Intel and AMD both recommend this technique in their optimisation manuals. In applications which don't require IEEE-754 compliance, the only reason to use div/sqrt is code readability.
Instead of supplying an answer, that actually might be incorrect (I'm also not going to check or argue about cache and other stuff, let's say they are identical) I'll try to point you to the source that can answer your question.
The difference might lie in how sqrt and rsqrt are computed. You can read more here http://www.intel.com/products/processor/manuals/. I'd suggest to start from reading about processor functions you are using, there are some info, especially about rsqrt (cpu is using internal lookup table with huge approximation, which makes it much simpler to get the result). It may seem, that rsqrt is so much faster than sqrt, that 1 additional mul operation (which isn't to costly) might not change the situation here.

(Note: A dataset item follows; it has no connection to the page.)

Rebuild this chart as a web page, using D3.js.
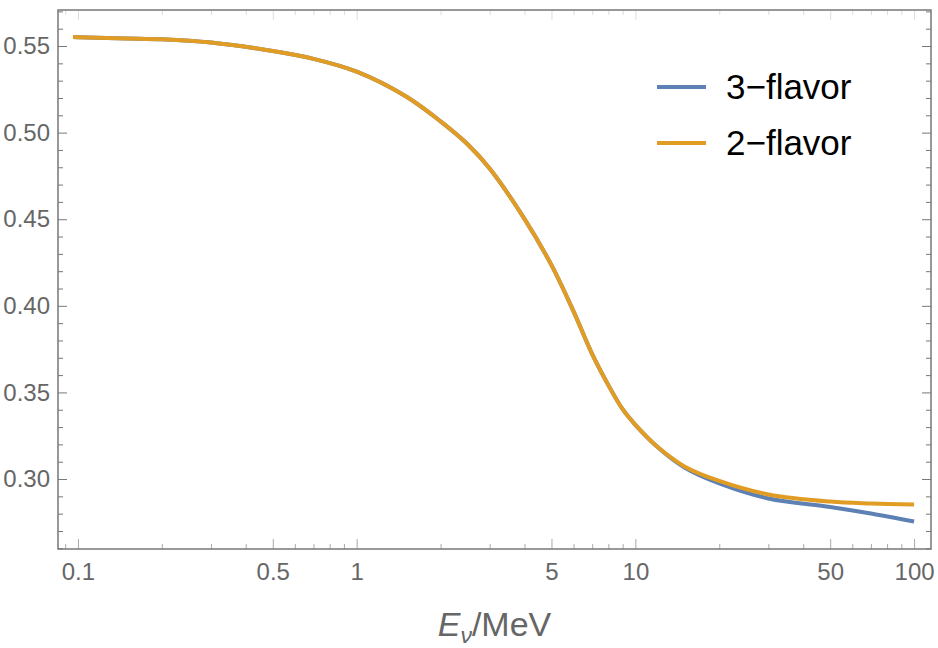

Edit: Few facts that might be worth mentioning:
1. Once I was doing some micro optimalizations for my graphics library and I've used rsqrt for computing length of vectors. (instead of sqrt, I've multiplied my sum of squared by rsqrt of it, which is exactly what you've done in your tests), and it performed better.
2. Computing rsqrt using simple lookup table might be easier, as for rsqrt, when x goes to infinity, 1/sqrt(x) goes to 0, so for small x's the function values doesn't change (a lot), whereas for sqrt - it goes to infinity, so it's that simple case ;).
Also, clarification: I'm not sure where I've found it in books I've linked, but I'm pretty sure I've read that rsqrt is using some lookup table, and it should be used only, when the result doesn't need to be exact, although - I might be wrong as well, as it was some time ago :).
Newton-Raphson converges to the zero of f(x) using increments equals to -f/f' where f' is the derivative.
For x=sqrt(y), you can try to solve f(x) = 0 for x using f(x) = x^2 - y;
Then the increment is: dx = -f/f' = 1/2 (x - y/x) = 1/2 (x^2 - y) / x
which has a slow divide in it.
You can try other functions (like f(x) = 1/y - 1/x^2) but they will be equally complicated.
Let's look at 1/sqrt(y) now. You can try f(x) = x^2 - 1/y, but it will be equally complicated: dx = 2xy / (y*x^2 - 1) for instance.
One non-obvious alternate choice for f(x) is: f(x) = y - 1/x^2
Then: dx = -f/f' = (y - 1/x^2) / (2/x^3) = 1/2 * x * (1 - y * x^2)
Ah! It's not a trivial expression, but you only have multiplies in it, no divide. => Faster!
And: the full update step new_x = x + dx then reads:
x *= 3/2 - y/2 * x * x which is easy too.
It is faster becausse these instruction ignore rounding modes, and do not handle floatin point exceptions or dernormalized numbers. For these reasons it is much easier to pipeline, speculate and execute other fp instruction Out of order.